AVAILABLE DATA:
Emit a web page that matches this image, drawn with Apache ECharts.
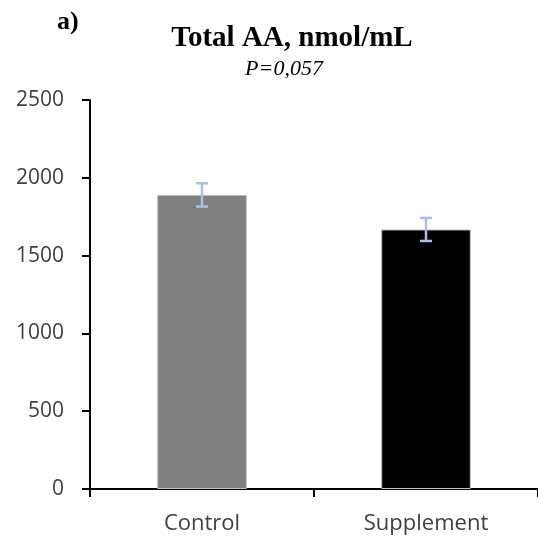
<!DOCTYPE html>
<html>
<head>
<meta charset="utf-8">
<script src="https://cdn.jsdelivr.net/npm/echarts@6/dist/echarts.min.js"></script>
<style>
  html, body { margin: 0; padding: 0; background: #fff; }
  #chart { width: 538px; height: 543px; }
</style>
</head>
<body>
<div id="chart"></div>
<script>
// Group labels and measured values
var groups = ['Control', 'Supplement'];
var meanValues = [1890, 1668];
var errorValues = [75, 74];
var barColors = ['#808080', '#000000'];
var yTicks = [0, 500, 1000, 1500, 2000, 2500];

var chart = echarts.init(document.getElementById('chart'), null, { renderer: 'canvas' });

var errorData = groups.map(function (g, i) {
  return [i, meanValues[i] - errorValues[i], meanValues[i] + errorValues[i]];
});

var option = {
  animation: false,
  backgroundColor: '#ffffff',
  title: [
    {
      text: 'Total AA, nmol/mL',
      left: 287, top: 19, textAlign: 'center',
      textStyle: { fontFamily: 'Liberation Serif', fontWeight: 'bold', fontSize: 29, color: '#000' }
    },
    {
      text: 'P=0,057',
      left: 279, top: 53, textAlign: 'center',
      textStyle: { fontFamily: 'Liberation Serif', fontStyle: 'italic', fontWeight: 'normal', fontSize: 22, color: '#000' }
    },
    {
      text: 'a)',
      left: 52, top: 4,
      textStyle: { fontFamily: 'Liberation Serif', fontWeight: 'bold', fontSize: 26, color: '#000' }
    }
  ],
  grid: { left: 90, right: -4, top: 100, bottom: 54, containLabel: false },
  xAxis: {
    type: 'category',
    data: groups,
    boundaryGap: true,
    axisLine: { show: true, lineStyle: { color: '#000', width: 2 } },
    axisTick: { show: true, alignWithLabel: false, length: 8, lineStyle: { color: '#000', width: 2 } },
    axisLabel: { margin: 24, fontFamily: 'Open Sans', fontSize: 22, color: '#404040' },
    splitLine: { show: false }
  },
  yAxis: {
    type: 'value',
    min: yTicks[0],
    max: yTicks[yTicks.length - 1],
    interval: yTicks[1] - yTicks[0],
    axisLine: { show: true, lineStyle: { color: '#000', width: 2 } },
    axisTick: { show: true, inside: false, length: 8, lineStyle: { color: '#000', width: 2 } },
    axisLabel: {
      margin: 26, fontFamily: 'Open Sans', fontSize: 21, color: '#404040',
      formatter: function (v) { return String(v); }
    },
    splitLine: { show: false }
  },
  series: [
    {
      type: 'bar',
      barWidth: '40%',
      data: meanValues.map(function (v, i) {
        return {
          value: v,
          itemStyle: { color: barColors[i], borderColor: '#bfbfbf', borderWidth: 1 }
        };
      }),
      z: 2
    },
    {
      type: 'custom',
      z: 5,
      data: errorData,
      renderItem: function (params, api) {
        var x = api.value(0);
        var lo = api.coord([x, api.value(1)]);
        var hi = api.coord([x, api.value(2)]);
        var capHalf = 6;
        var style = { stroke: '#a9c0e8', lineWidth: 2.5 };
        return {
          type: 'group',
          children: [
            { type: 'line', shape: { x1: lo[0], y1: lo[1], x2: hi[0], y2: hi[1] }, style: style },
            { type: 'line', shape: { x1: hi[0] - capHalf, y1: hi[1], x2: hi[0] + capHalf, y2: hi[1] }, style: style },
            { type: 'line', shape: { x1: lo[0] - capHalf, y1: lo[1], x2: lo[0] + capHalf, y2: lo[1] }, style: style }
          ]
        };
      }
    }
  ]
};

chart.setOption(option);
</script>
</body>
</html>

AIM OF THE TASK:
Quote each line of the listing exactly, but leave the pictures out.

TASK OUTPUT:
Emit a web page that matches this image, drawn with Apache ECharts.
<!DOCTYPE html>
<html>
<head>
<meta charset="utf-8">
<script src="https://cdn.jsdelivr.net/npm/echarts@6/dist/echarts.min.js"></script>
<style>
  html, body { margin: 0; padding: 0; background: #fff; }
  #chart { width: 538px; height: 543px; }
</style>
</head>
<body>
<div id="chart"></div>
<script>
// Group labels and measured values
var groups = ['Control', 'Supplement'];
var meanValues = [1890, 1668];
var errorValues = [75, 74];
var barColors = ['#808080', '#000000'];
var yTicks = [0, 500, 1000, 1500, 2000, 2500];

var chart = echarts.init(document.getElementById('chart'), null, { renderer: 'canvas' });

var errorData = groups.map(function (g, i) {
  return [i, meanValues[i] - errorValues[i], meanValues[i] + errorValues[i]];
});

var option = {
  animation: false,
  backgroundColor: '#ffffff',
  title: [
    {
      text: 'Total AA, nmol/mL',
      left: 287, top: 19, textAlign: 'center',
      textStyle: { fontFamily: 'Liberation Serif', fontWeight: 'bold', fontSize: 29, color: '#000' }
    },
    {
      text: 'P=0,057',
      left: 279, top: 53, textAlign: 'center',
      textStyle: { fontFamily: 'Liberation Serif', fontStyle: 'italic', fontWeight: 'normal', fontSize: 22, color: '#000' }
    },
    {
      text: 'a)',
      left: 52, top: 4,
      textStyle: { fontFamily: 'Liberation Serif', fontWeight: 'bold', fontSize: 26, color: '#000' }
    }
  ],
  grid: { left: 90, right: -4, top: 100, bottom: 54, containLabel: false },
  xAxis: {
    type: 'category',
    data: groups,
    boundaryGap: true,
    axisLine: { show: true, lineStyle: { color: '#000', width: 2 } },
    axisTick: { show: true, alignWithLabel: false, length: 8, lineStyle: { color: '#000', width: 2 } },
    axisLabel: { margin: 24, fontFamily: 'Open Sans', fontSize: 22, color: '#404040' },
    splitLine: { show: false }
  },
  yAxis: {
    type: 'value',
    min: yTicks[0],
    max: yTicks[yTicks.length - 1],
    interval: yTicks[1] - yTicks[0],
    axisLine: { show: true, lineStyle: { color: '#000', width: 2 } },
    axisTick: { show: true, inside: false, length: 8, lineStyle: { color: '#000', width: 2 } },
    axisLabel: {
      margin: 26, fontFamily: 'Open Sans', fontSize: 21, color: '#404040',
      formatter: function (v) { return String(v); }
    },
    splitLine: { show: false }
  },
  series: [
    {
      type: 'bar',
      barWidth: '40%',
      data: meanValues.map(function (v, i) {
        return {
          value: v,
          itemStyle: { color: barColors[i], borderColor: '#bfbfbf', borderWidth: 1 }
        };
      }),
      z: 2
    },
    {
      type: 'custom',
      z: 5,
      data: errorData,
      renderItem: function (params, api) {
        var x = api.value(0);
        var lo = api.coord([x, api.value(1)]);
        var hi = api.coord([x, api.value(2)]);
        var capHalf = 6;
        var style = { stroke: '#a9c0e8', lineWidth: 2.5 };
        return {
          type: 'group',
          children: [
            { type: 'line', shape: { x1: lo[0], y1: lo[1], x2: hi[0], y2: hi[1] }, style: style },
            { type: 'line', shape: { x1: hi[0] - capHalf, y1: hi[1], x2: hi[0] + capHalf, y2: hi[1] }, style: style },
            { type: 'line', shape: { x1: lo[0] - capHalf, y1: lo[1], x2: lo[0] + capHalf, y2: lo[1] }, style: style }
          ]
        };
      }
    }
  ]
};

chart.setOption(option);
</script>
</body>
</html>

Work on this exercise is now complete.